>> begin
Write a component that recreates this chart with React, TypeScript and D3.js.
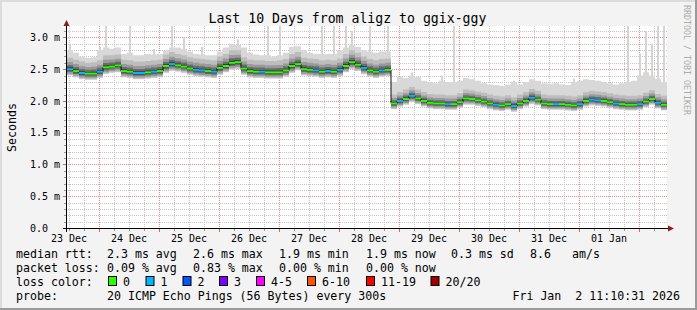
import React from "react";
import * as d3 from "d3";

// ---------- data ----------
const END_MS = Date.UTC(2026, 0, 2, 11, 10, 31);
const START_MS = END_MS - 10 * 86400000;
const STEP_MS = 2.4 * 3600 * 1000;

// median rtt (ms), one value per 2.4 h
const median = [
  2.50, 2.47, 2.44, 2.43, 2.43, 2.46, 2.53, 2.54, 2.56, 2.47,
  2.46, 2.44, 2.44, 2.45, 2.46, 2.47, 2.55, 2.58, 2.56, 2.54,
  2.51, 2.49, 2.48, 2.47, 2.46, 2.52, 2.55, 2.60, 2.61, 2.51,
  2.47, 2.46, 2.46, 2.45, 2.45, 2.45, 2.48, 2.55, 2.58, 2.50,
  2.49, 2.48, 2.46, 2.47, 2.46, 2.49, 2.55, 2.61, 2.57, 2.52,
  2.48, 2.46, 2.48, 2.49, 1.96, 2.00, 2.03, 2.08, 2.04, 2.00,
  1.97, 1.96, 1.96, 1.95, 1.95, 1.98, 2.04, 2.03, 2.01, 1.99,
  1.96, 1.94, 1.93, 1.95, 1.92, 1.96, 2.00, 2.05, 2.02, 1.96,
  1.95, 1.95, 1.95, 1.94, 1.93, 1.95, 2.00, 2.02, 2.01, 2.00,
  1.98, 1.96, 1.95, 1.94, 1.94, 1.95, 1.99, 2.03, 1.97, 1.94,
];

// lowest ping (ms)
const minRtt = [
  2.40, 2.37, 2.34, 2.33, 2.33, 2.36, 2.42, 2.44, 2.45, 2.37,
  2.36, 2.34, 2.34, 2.35, 2.36, 2.37, 2.44, 2.47, 2.46, 2.44,
  2.41, 2.39, 2.38, 2.37, 2.36, 2.41, 2.45, 2.49, 2.50, 2.41,
  2.37, 2.36, 2.36, 2.35, 2.35, 2.35, 2.38, 2.44, 2.48, 2.40,
  2.39, 2.38, 2.36, 2.37, 2.36, 2.39, 2.45, 2.50, 2.47, 2.42,
  2.38, 2.36, 2.38, 2.39, 1.87, 1.91, 1.94, 1.98, 1.95, 1.91,
  1.88, 1.87, 1.87, 1.86, 1.86, 1.89, 1.94, 1.94, 1.92, 1.90,
  1.87, 1.85, 1.84, 1.86, 1.83, 1.87, 1.91, 1.95, 1.93, 1.87,
  1.86, 1.86, 1.86, 1.85, 1.84, 1.86, 1.91, 1.93, 1.92, 1.91,
  1.89, 1.87, 1.86, 1.85, 1.85, 1.86, 1.90, 1.94, 1.88, 1.85,
];

// upper edge of the dense smoke (ms)
const highRtt = [
  2.68, 2.65, 2.62, 2.60, 2.61, 2.64, 2.72, 2.72, 2.73, 2.65,
  2.64, 2.62, 2.62, 2.63, 2.64, 2.65, 2.73, 2.77, 2.74, 2.72,
  2.69, 2.67, 2.66, 2.65, 2.64, 2.70, 2.74, 2.80, 2.80, 2.69,
  2.65, 2.64, 2.64, 2.63, 2.63, 2.64, 2.66, 2.74, 2.77, 2.68,
  2.67, 2.66, 2.64, 2.65, 2.64, 2.67, 2.74, 2.80, 2.76, 2.70,
  2.66, 2.64, 2.66, 2.67, 2.10, 2.14, 2.18, 2.22, 2.18, 2.14,
  2.11, 2.10, 2.10, 2.09, 2.09, 2.12, 2.18, 2.17, 2.15, 2.13,
  2.10, 2.08, 2.07, 2.09, 2.06, 2.10, 2.14, 2.19, 2.16, 2.10,
  2.09, 2.09, 2.09, 2.08, 2.07, 2.09, 2.14, 2.16, 2.15, 2.14,
  2.12, 2.10, 2.09, 2.08, 2.08, 2.09, 2.13, 2.17, 2.11, 2.08,
];

// upper edge of the faint smoke (ms)
const upperRtt = [
  2.80, 2.76, 2.70, 2.68, 2.69, 2.80, 2.84, 2.82, 2.84, 2.74,
  2.76, 2.72, 2.72, 2.74, 2.73, 2.74, 2.80, 2.84, 2.84, 2.82,
  2.78, 2.74, 2.73, 2.72, 2.72, 2.78, 2.84, 2.90, 2.88, 2.84,
  2.76, 2.73, 2.72, 2.72, 2.70, 2.72, 2.76, 2.85, 2.86, 2.80,
  2.76, 2.74, 2.74, 2.74, 2.74, 2.80, 2.84, 2.88, 2.85, 2.80,
  2.78, 2.76, 2.78, 2.78, 2.30, 2.38, 2.36, 2.40, 2.38, 2.32,
  2.30, 2.28, 2.32, 2.30, 2.30, 2.32, 2.36, 2.34, 2.32, 2.28,
  2.26, 2.25, 2.24, 2.26, 2.30, 2.26, 2.30, 2.34, 2.32, 2.28,
  2.27, 2.28, 2.26, 2.25, 2.30, 2.32, 2.34, 2.33, 2.32, 2.30,
  2.28, 2.26, 2.28, 2.30, 2.32, 2.40, 2.45, 2.40, 2.35, 2.30,
];

// single slow pings (ms), null where none stands out
const peakRtt: (number | null)[] = [
  2.90, null, null, null, null, 2.85, 3.20, null, null, null,
  3.20, null, null, null, 2.82, null, null, 3.20, null, 3.00,
  null, null, 2.85, null, null, null, null, null, 2.97, null,
  null, null, null, 3.20, null, 3.20, null, null, null, null,
  null, null, 3.20, null, 3.20, null, 3.20, 3.10, null, null,
  3.20, null, null, 3.20, null, null, null, 2.45, null, null,
  null, null, 2.40, null, 3.20, null, null, null, null, null,
  null, null, null, null, 2.32, null, null, null, null, null,
  null, null, null, null, 2.35, null, null, null, null, null,
  null, null, null, 3.20, null, 2.75, 3.10, 2.90, 3.20, 3.20,
];

// lost pings out of 20
const lostPings = [
  1, 0, 1, 0, 0, 1, 0, 0, 0, 0,
  0, 1, 1, 0, 1, 0, 0, 1, 0, 0,
  0, 1, 1, 0, 1, 0, 0, 0, 0, 0,
  0, 0, 1, 0, 0, 0, 0, 0, 0, 0,
  0, 1, 0, 1, 0, 1, 0, 0, 0, 1,
  0, 0, 1, 0, 0, 1, 0, 1, 0, 0,
  0, 0, 0, 1, 0, 0, 0, 0, 0, 0,
  0, 1, 0, 0, 1, 0, 0, 1, 0, 0,
  0, 1, 0, 0, 0, 1, 0, 1, 1, 0,
  0, 1, 0, 0, 0, 1, 0, 0, 1, 0,
];

const yMajorTicks = [0.5, 1.0, 1.5, 2.0, 2.5, 3.0];
const yTickLabels = ["0.0", "0.5 m", "1.0 m", "1.5 m", "2.0 m", "2.5 m", "3.0 m"];
const yTickValues = [0, 0.5, 1.0, 1.5, 2.0, 2.5, 3.0];
const dayLabels = ["23 Dec", "24 Dec", "25 Dec", "26 Dec", "27 Dec", "28 Dec", "29 Dec", "30 Dec", "31 Dec", "01 Jan"];
const lossBuckets = ["0", "1", "2", "3", "4-5", "6-10", "11-19", "20/20"];
const lossColors = ["#26ff00", "#00b8ff", "#0059ff", "#7e00ff", "#ff00ff", "#ff5500", "#ff0000", "#a10000"];

const legendRtt = [
  ["median rtt:", 16], ["2.3 ms avg", 107], ["2.6 ms max", 193], ["1.9 ms min", 279],
  ["1.9 ms now", 366], ["0.3 ms sd", 451], ["8.6", 530], ["am/s", 572],
] as [string, number][];
const legendLoss = [
  ["packet loss:", 16], ["0.09 % avg", 107], ["0.83 % max", 193], ["0.00 % min", 279], ["0.00 % now", 366],
] as [string, number][];
const legendBoxX = [108, 145.5, 182.5, 219, 256, 307, 366, 430.5];
const stampText = "Fri Jan\u00a0\u00a02 11:10:31 2026";

// ---------- layout ----------
const W = 697, H = 310;
const PL = 67, PR = 667, PT = 26, PB = 228;
const MONO = "DejaVu Sans Mono";
const GRID = "#c4c4c4";
const MGRID = "#f08c8c";

function bucketOf(n: number) {
  if (n <= 3) return n;
  if (n <= 5) return 4;
  if (n <= 10) return 5;
  if (n <= 19) return 6;
  return 7;
}

// dotted grid lines built from 1x1 pixel squares
function hDots(rows: number[], x0: number, x1: number) {
  let s = "";
  for (const r of rows) for (let xx = x0; xx < x1; xx += 2) s += `M${xx},${r}h1v1h-1z`;
  return s;
}
function vDots(cols: number[], y0: number, y1: number) {
  let s = "";
  for (const cc of cols) for (let yy = y0; yy < y1; yy += 2) s += `M${cc},${yy}h1v1h-1z`;
  return s;
}

export default function App() {
  const x = d3.scaleUtc().domain([new Date(START_MS), new Date(END_MS)]).range([PL, PR]);
  const y = d3.scaleLinear().domain([0, 3.18]).range([PB, PT]);
  const N = median.length;
  const tAt = (i: number) => new Date(START_MS + i * STEP_MS);
  const idx = d3.range(N + 1);
  const c = (i: number) => Math.min(i, N - 1);

  const band = (lo: (i: number) => number, hi: (i: number) => number) =>
    d3.area<number>()
      .x((i) => x(tAt(i)))
      .y0((i) => y(lo(c(i))))
      .y1((i) => y(hi(c(i))))
      .curve(d3.curveStepAfter)(idx) || "";

  const low = (f: number) => (i: number) => median[i] - f * (median[i] - minRtt[i]);
  const high = (f: number) => (i: number) => median[i] + f * (highRtt[i] - median[i]);

  const layers = [
    { d: band(low(1), (i) => upperRtt[i]), fill: "#d8d8d8" },
    { d: band(low(0.9), high(1)), fill: "#bdbdbd" },
    { d: band(low(0.7), high(0.62)), fill: "#9a9a9a" },
    { d: band(low(0.45), high(0.36)), fill: "#6c6c6c" },
    { d: band(low(0.22), high(0.16)), fill: "#383838" },
  ];

  const medianLine = d3.line<number>()
    .x((i) => x(tAt(i)))
    .y((i) => y(median[c(i)]))
    .curve(d3.curveStepAfter)(idx) || "";

  const minorY = d3.range(1, 32).map((k) => k / 10).filter((v) => Math.round(v * 10) % 5 !== 0);
  const hours = x.ticks(d3.utcHour.every(6) as any).filter((t) => t.getUTCHours() !== 0);
  const days = x.ticks(d3.utcDay.every(1) as any);
  const noons = d3.range(dayLabels.length).map((k) => new Date(Date.UTC(2025, 11, 23 + k, 12)));
  const px = (v: number) => Math.round(v) + 0.5;
  const pi = (v: number) => Math.round(v);

  const minorRows = minorY.map((v) => pi(y(v)));
  const minorCols = hours.map((t) => pi(x(t)));
  const majorRows = yMajorTicks.map((v) => pi(y(v)));
  const majorCols = days.map((t) => pi(x(t)));

  return (
    <svg width={W} height={H} style={{ position: "absolute", left: 0, top: 0, display: "block" }}
      xmlns="http://www.w3.org/2000/svg">
      <defs>
        <clipPath id="plot"><rect x={PL} y={PT} width={PR - PL} height={PB - PT} /></clipPath>
      </defs>
      <rect x={0} y={0} width={W} height={H} fill="#f3f3f3" />
      {/* 3D frame */}
      <rect x={0} y={0} width={W} height={2} fill="#dcdcdc" />
      <rect x={0} y={0} width={2} height={H} fill="#dcdcdc" />
      <rect x={0} y={H - 2} width={W} height={2} fill="#9a9a9a" />
      <rect x={W - 2} y={0} width={2} height={H} fill="#9a9a9a" />

      <rect x={PL} y={PT} width={PR - PL} height={PB - PT} fill="#ffffff" />

      {/* grid (dotted) */}
      <g shapeRendering="crispEdges">
        <path d={hDots(minorRows, PL + 1, PR) + vDots(minorCols, PT, PB)} fill={GRID} />
        <path d={hDots(majorRows, PL + 1, PR) + vDots(majorCols, PT, PB)} fill={MGRID} />
      </g>

      {/* smoke and median */}
      <g clipPath="url(#plot)">
        {peakRtt.map((p, i) =>
          p == null ? null : (
            <rect key={"pk" + i} x={Math.round(x(tAt(i + 0.5))) - 1} width={2}
              y={y(p)} height={Math.max(0, y(median[i]) - y(p))} fill="#d4d4d4" />
          )
        )}
        {layers.map((l, k) => <path key={"l" + k} d={l.d} fill={l.fill} />)}
        <path d={medianLine} fill="none" stroke="#111" strokeWidth={1} />
        {median.map((m, i) => (
          <line key={"seg" + i} x1={x(tAt(i))} x2={x(tAt(i + 1))} y1={y(m)} y2={y(m)}
            stroke={lossColors[bucketOf(lostPings[i])]} strokeWidth={2} />
        ))}
      </g>

      {/* ticks */}
      <g shapeRendering="crispEdges">
        {minorY.map((v) => (
          <line key={"ty" + v} x1={64} x2={67} y1={px(y(v))} y2={px(y(v))} stroke="#9a9a9a" />
        ))}
        {yMajorTicks.map((v) => (
          <line key={"tY" + v} x1={63} x2={67} y1={px(y(v))} y2={px(y(v))} stroke="#e06060" />
        ))}
        {hours.map((t) => (
          <line key={"tx" + +t} x1={px(x(t))} x2={px(x(t))} y1={228} y2={231} stroke="#9a9a9a" />
        ))}
        {days.map((t) => (
          <line key={"tX" + +t} x1={px(x(t))} x2={px(x(t))} y1={228} y2={232} stroke="#e06060" />
        ))}
        {/* axes */}
        <line x1={63} x2={669} y1={228.5} y2={228.5} stroke="#000" />
        <line x1={66.5} x2={66.5} y1={232} y2={25} stroke="#000" />
      </g>
      <polygon points="63.5,26 69.5,26 66.5,20" fill="#8a1c1c" />
      <polygon points="668,225.5 668,231.5 674,228.5" fill="#8a1c1c" />

      {/* axis labels */}
      <g fontFamily={MONO} fontSize={10} fill="#000">
        {yTickValues.map((v, k) => (
          <text key={"yl" + k} x={30} y={y(v)} dy="0.36em">{yTickLabels[k]}</text>
        ))}
        {noons.map((t, k) => (
          <text key={"xl" + k} x={x(t)} y={241.5} textAnchor="middle">{dayLabels[k]}</text>
        ))}
      </g>

      {/* title */}
      <text x={347.5} y={23} textAnchor="middle" fontFamily={MONO} fontSize={13.2} fill="#000">
        Last 10 Days from aligz to ggix-ggy
      </text>
      <text transform="translate(15.5,127.5) rotate(-90)" textAnchor="middle" fontFamily={MONO} fontSize={11.6} fill="#000">
        Seconds
      </text>
      <text transform="translate(684,5) rotate(90)" fontFamily={MONO} fontSize={8.3} fill="#ababab">
        RRDTOOL / TOBI OETIKER
      </text>

      {/* legend */}
      <g fontFamily={MONO} fontSize={11.6} fill="#000">
        {legendRtt.map(([s, lx], k) => <text key={"r" + k} x={lx} y={258}>{s}</text>)}
        {legendLoss.map(([s, lx], k) => <text key={"p" + k} x={lx} y={272}>{s}</text>)}
        <text x={16} y={286}>loss color:</text>
        {lossBuckets.map((b, k) => (
          <g key={"lb" + k}>
            <rect x={legendBoxX[k] + 0.5} y={276.5} width={8} height={9} fill={lossColors[k]} stroke="#000" strokeWidth={1} />
            <text x={legendBoxX[k] + 15} y={286}>{b}</text>
          </g>
        ))}
        <text x={16} y={300}>probe:</text>
        <text x={107} y={300}>20 ICMP Echo Pings (56 Bytes) every 300s</text>
        <text x={680} y={300} textAnchor="end">{stampText}</text>
      </g>
    </svg>
  );
}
>> end
▶ [Set problem]:
Set down again, exactly, the lines of the material above from its first line to the one with "const STEP_MS = 2.4 * 3600 * 1000;", inclusive. Leave the pictures out.

▶ [The solution]:
Write a component that recreates this chart with React, TypeScript and D3.js.
import React from "react";
import * as d3 from "d3";

// ---------- data ----------
const END_MS = Date.UTC(2026, 0, 2, 11, 10, 31);
const START_MS = END_MS - 10 * 86400000;
const STEP_MS = 2.4 * 3600 * 1000;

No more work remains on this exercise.